### INSTRUCTIONS TO FOLLOW
Return, without pictures, the lines from the start of the data through the one that contains "const rateTicks = [0, 5, 10, 15, 20];".

### GIVEN DATA
--------

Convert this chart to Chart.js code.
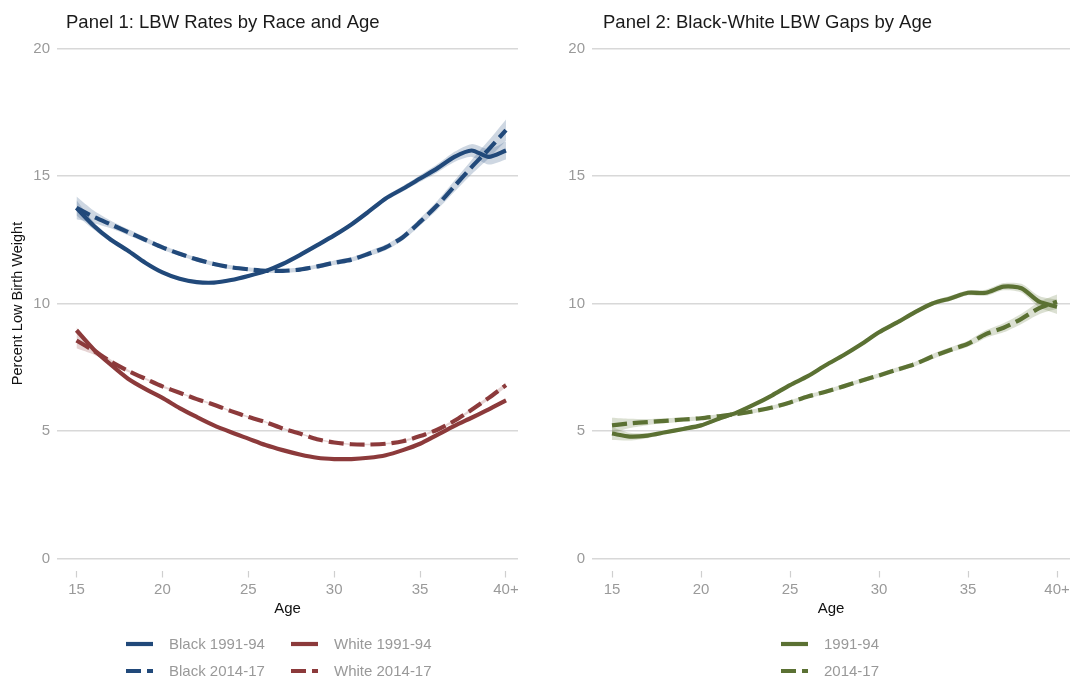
<!DOCTYPE html>
<html>
<head>
<meta charset="utf-8">
<title>LBW Rates and Gaps by Age</title>
<script src="https://cdn.jsdelivr.net/npm/chart.js@4.4.1/dist/chart.umd.min.js"></script>
<style>
    html, body { margin: 0; padding: 0; background: #fff; }
    #wrap { position: relative; width: 1070px; height: 680px; }
    .panel { position: absolute; top: 0; width: 535px; height: 680px; }
    #panel1 { left: 0; }
    #panel2 { left: 535px; }
</style>
</head>
<body>
<div id="wrap">
    <div class="panel" id="panel1"><canvas id="rateChart"></canvas></div>
    <div class="panel" id="panel2"><canvas id="gapChart"></canvas></div>
</div>
<script>
// Mother's age (40 stands for 40+)
const ages = [15, 16, 17, 18, 19, 20, 21, 22, 23, 24, 25, 26, 27, 28, 29, 30, 31, 32, 33, 34, 35, 36, 37, 38, 39, 40];
const ageTicks = [15, 20, 25, 30, 35, 40];
const ageTickLabels = ['15', '20', '25', '30', '35', '40+'];
const rateTicks = [0, 5, 10, 15, 20];

// Percent low birth weight
const blackEarly = [13.75, 13.05, 12.5, 12.07, 11.6, 11.22, 10.97, 10.84, 10.82, 10.92, 11.08, 11.27, 11.55, 11.9, 12.28, 12.67, 13.1, 13.6, 14.12, 14.5, 14.9, 15.3, 15.75, 16.0, 15.75, 16.0];
const blackLate = [13.75, 13.4, 13.1, 12.8, 12.5, 12.2, 11.95, 11.73, 11.55, 11.42, 11.34, 11.28, 11.28, 11.33, 11.45, 11.6, 11.72, 11.95, 12.2, 12.6, 13.2, 13.85, 14.6, 15.35, 16.05, 16.8];
const whiteEarly = [8.95, 8.2, 7.6, 7.05, 6.65, 6.3, 5.9, 5.55, 5.22, 4.95, 4.7, 4.45, 4.25, 4.08, 3.95, 3.9, 3.9, 3.95, 4.05, 4.25, 4.5, 4.85, 5.2, 5.52, 5.85, 6.2];
const whiteLate = [8.55, 8.15, 7.72, 7.36, 7.05, 6.75, 6.5, 6.25, 6.03, 5.78, 5.55, 5.35, 5.1, 4.9, 4.68, 4.55, 4.48, 4.47, 4.5, 4.6, 4.8, 5.05, 5.4, 5.83, 6.3, 6.8];

// Black-white gap, percentage points
const gapEarly = [4.9, 4.78, 4.82, 4.95, 5.08, 5.22, 5.48, 5.72, 6.04, 6.4, 6.8, 7.15, 7.58, 7.97, 8.4, 8.87, 9.25, 9.65, 10.0, 10.2, 10.42, 10.42, 10.66, 10.6, 10.07, 9.87];
const gapLate = [5.22, 5.3, 5.35, 5.4, 5.45, 5.5, 5.58, 5.67, 5.78, 5.92, 6.12, 6.35, 6.54, 6.75, 6.97, 7.18, 7.4, 7.62, 7.92, 8.18, 8.42, 8.8, 9.05, 9.4, 9.82, 10.07];

// Half-widths of the confidence bands
const blackEarlyCI = [0.3, 0.15, 0.1, 0.08, 0.07, 0.06, 0.06, 0.06, 0.06, 0.06, 0.06, 0.06, 0.06, 0.07, 0.07, 0.08, 0.08, 0.09, 0.1, 0.11, 0.13, 0.16, 0.2, 0.25, 0.3, 0.35];
const blackLateCI = [0.45, 0.25, 0.15, 0.12, 0.1, 0.09, 0.08, 0.08, 0.08, 0.08, 0.08, 0.08, 0.08, 0.08, 0.08, 0.09, 0.09, 0.1, 0.11, 0.12, 0.14, 0.17, 0.22, 0.28, 0.35, 0.42];
const whiteEarlyCI = [0.12, 0.06, 0.04, 0.03, 0.03, 0.03, 0.03, 0.03, 0.03, 0.03, 0.03, 0.03, 0.03, 0.03, 0.03, 0.03, 0.03, 0.03, 0.03, 0.03, 0.03, 0.04, 0.04, 0.05, 0.06, 0.07];
const whiteLateCI = [0.3, 0.15, 0.08, 0.05, 0.04, 0.04, 0.03, 0.03, 0.03, 0.03, 0.03, 0.03, 0.03, 0.03, 0.03, 0.03, 0.03, 0.03, 0.03, 0.04, 0.04, 0.05, 0.05, 0.06, 0.07, 0.09];
const gapEarlyCI = [0.25, 0.15, 0.1, 0.08, 0.07, 0.07, 0.07, 0.07, 0.07, 0.07, 0.07, 0.07, 0.07, 0.08, 0.08, 0.08, 0.08, 0.09, 0.09, 0.1, 0.1, 0.12, 0.14, 0.17, 0.22, 0.28];
const gapLateCI = [0.3, 0.18, 0.12, 0.1, 0.09, 0.08, 0.08, 0.08, 0.08, 0.08, 0.08, 0.08, 0.08, 0.08, 0.08, 0.08, 0.09, 0.09, 0.1, 0.1, 0.12, 0.15, 0.18, 0.2, 0.24, 0.28];

const FONT = '"Liberation Sans", Arial, Helvetica, sans-serif';
const NAVY = '#21497a';
const BRICK = '#8c3a3b';
const OLIVE = '#5b7133';
const DASH = [15, 6];

function toPoints(values) {
    return ages.map((age, i) => ({ x: age, y: values[i] }));
}

function lineSet(label, values, color, dashed) {
    return {
        label: label,
        data: toPoints(values),
        borderColor: color,
        borderWidth: 4.2,
        borderDash: dashed ? DASH : [],
        pointRadius: 0,
        tension: 0.25,
        fill: false,
        order: 1
    };
}

// Lower edge followed by upper edge, filled between the two
function bandSets(values, half, color) {
    const base = { borderWidth: 0, borderColor: 'transparent', pointRadius: 0, tension: 0.25, order: 2 };
    return [
        Object.assign({ label: '', data: toPoints(values.map((v, i) => v - half[i])), fill: false }, base),
        Object.assign({ label: '', data: toPoints(values.map((v, i) => v + half[i])), fill: '-1', backgroundColor: color }, base)
    ];
}

// Panel title and the line-sample legend under the axis
const panelDecor = {
    id: 'panelDecor',
    afterDraw(chart, args, opts) {
        if (!opts || !opts.legend) return;
        const ctx = chart.ctx;
        ctx.save();
        ctx.font = '18.5px ' + FONT;
        ctx.fillStyle = '#1a1a1a';
        ctx.textBaseline = 'alphabetic';
        ctx.textAlign = 'left';
        ctx.fillText(opts.title, opts.titleX, 28);

        const lines = chart.data.datasets.filter(ds => ds.label);
        lines.forEach((ds, i) => {
            const pos = opts.legend[i];
            ctx.strokeStyle = ds.borderColor;
            ctx.lineWidth = 4.2;
            ctx.setLineDash(ds.borderDash);
            ctx.beginPath();
            ctx.moveTo(pos[0], pos[1]);
            ctx.lineTo(pos[0] + 27, pos[1]);
            ctx.stroke();
            ctx.setLineDash([]);
            ctx.font = '15px ' + FONT;
            ctx.fillStyle = '#999999';
            ctx.textBaseline = 'middle';
            ctx.fillText(ds.label, pos[0] + 43, pos[1] + 1);
        });
        ctx.restore();
    }
};

function panelOptions(xMin, xMax, yTitle, rightPad, decor) {
    return {
        responsive: true,
        maintainAspectRatio: false,
        animation: false,
        layout: { padding: { left: 0, right: rightPad, top: 48.5, bottom: 62 } },
        plugins: {
            legend: { display: false },
            tooltip: { enabled: false },
            title: { display: false },
            panelDecor: decor
        },
        scales: {
            x: {
                type: 'linear',
                min: xMin,
                max: xMax,
                afterBuildTicks: scale => { scale.ticks = ageTicks.map(v => ({ value: v })); },
                afterFit: scale => { scale.paddingLeft = 0; scale.paddingRight = 0; },
                grid: {
                    drawOnChartArea: false,
                    tickLength: 19,
                    tickBorderDash: [0, 12, 7, 100],
                    tickColor: '#cfcfcf',
                    tickWidth: 1.2
                },
                border: { display: false },
                ticks: {
                    padding: 3.5,
                    color: '#9a9a9a',
                    font: { family: FONT, size: 15 },
                    maxRotation: 0,
                    callback: value => ageTickLabels[ageTicks.indexOf(value)]
                },
                title: {
                    display: true,
                    text: 'Age',
                    color: '#111',
                    font: { family: FONT, size: 15 },
                    padding: { top: -2.5, bottom: 0 }
                }
            },
            y: {
                min: 0,
                max: 20,
                afterBuildTicks: scale => { scale.ticks = rateTicks.map(v => ({ value: v })); },
                afterFit: scale => { scale.width = 57; },
                grid: {
                    color: '#d8d8d8',
                    lineWidth: 1.5,
                    drawTicks: false
                },
                border: { display: false },
                ticks: {
                    padding: 7,
                    color: '#9a9a9a',
                    font: { family: FONT, size: 15 }
                },
                title: {
                    display: !!yTitle,
                    text: yTitle,
                    color: '#111',
                    font: { family: FONT, size: 14.5 },
                    padding: 9
                }
            }
        }
    };
}

new Chart(document.getElementById('rateChart'), {
    type: 'line',
    data: {
        datasets: [
            lineSet('Black 1991-94', blackEarly, NAVY, false),
            lineSet('White 1991-94', whiteEarly, BRICK, false),
            lineSet('Black 2014-17', blackLate, NAVY, true),
            lineSet('White 2014-17', whiteLate, BRICK, true),
            ...bandSets(blackEarly, blackEarlyCI, 'rgba(33, 73, 122, 0.22)'),
            ...bandSets(blackLate, blackLateCI, 'rgba(33, 73, 122, 0.22)'),
            ...bandSets(whiteEarly, whiteEarlyCI, 'rgba(140, 58, 59, 0.22)'),
            ...bandSets(whiteLate, whiteLateCI, 'rgba(140, 58, 59, 0.22)')
        ]
    },
    options: panelOptions(13.865, 40.70, 'Percent Low Birth Weight', 17, {
        title: 'Panel 1: LBW Rates by Race and Age',
        titleX: 66,
        legend: [[126, 644], [291, 644], [126, 671], [291, 671]]
    }),
    plugins: [panelDecor]
});

new Chart(document.getElementById('gapChart'), {
    type: 'line',
    data: {
        datasets: [
            lineSet('1991-94', gapEarly, OLIVE, false),
            lineSet('2014-17', gapLate, OLIVE, true),
            ...bandSets(gapEarly, gapEarlyCI, 'rgba(91, 113, 51, 0.22)'),
            ...bandSets(gapLate, gapLateCI, 'rgba(91, 113, 51, 0.22)')
        ]
    },
    options: panelOptions(13.876, 40.73, '', 0, {
        title: 'Panel 2: Black-White LBW Gaps by Age',
        titleX: 68,
        legend: [[246, 644], [246, 671]]
    }),
    plugins: [panelDecor]
});
</script>
</body>
</html>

--------

### WRITTEN REPLY
Convert this chart to Chart.js code.
<!DOCTYPE html>
<html>
<head>
<meta charset="utf-8">
<title>LBW Rates and Gaps by Age</title>
<script src="https://cdn.jsdelivr.net/npm/chart.js@4.4.1/dist/chart.umd.min.js"></script>
<style>
    html, body { margin: 0; padding: 0; background: #fff; }
    #wrap { position: relative; width: 1070px; height: 680px; }
    .panel { position: absolute; top: 0; width: 535px; height: 680px; }
    #panel1 { left: 0; }
    #panel2 { left: 535px; }
</style>
</head>
<body>
<div id="wrap">
    <div class="panel" id="panel1"><canvas id="rateChart"></canvas></div>
    <div class="panel" id="panel2"><canvas id="gapChart"></canvas></div>
</div>
<script>
// Mother's age (40 stands for 40+)
const ages = [15, 16, 17, 18, 19, 20, 21, 22, 23, 24, 25, 26, 27, 28, 29, 30, 31, 32, 33, 34, 35, 36, 37, 38, 39, 40];
const ageTicks = [15, 20, 25, 30, 35, 40];
const ageTickLabels = ['15', '20', '25', '30', '35', '40+'];
const rateTicks = [0, 5, 10, 15, 20];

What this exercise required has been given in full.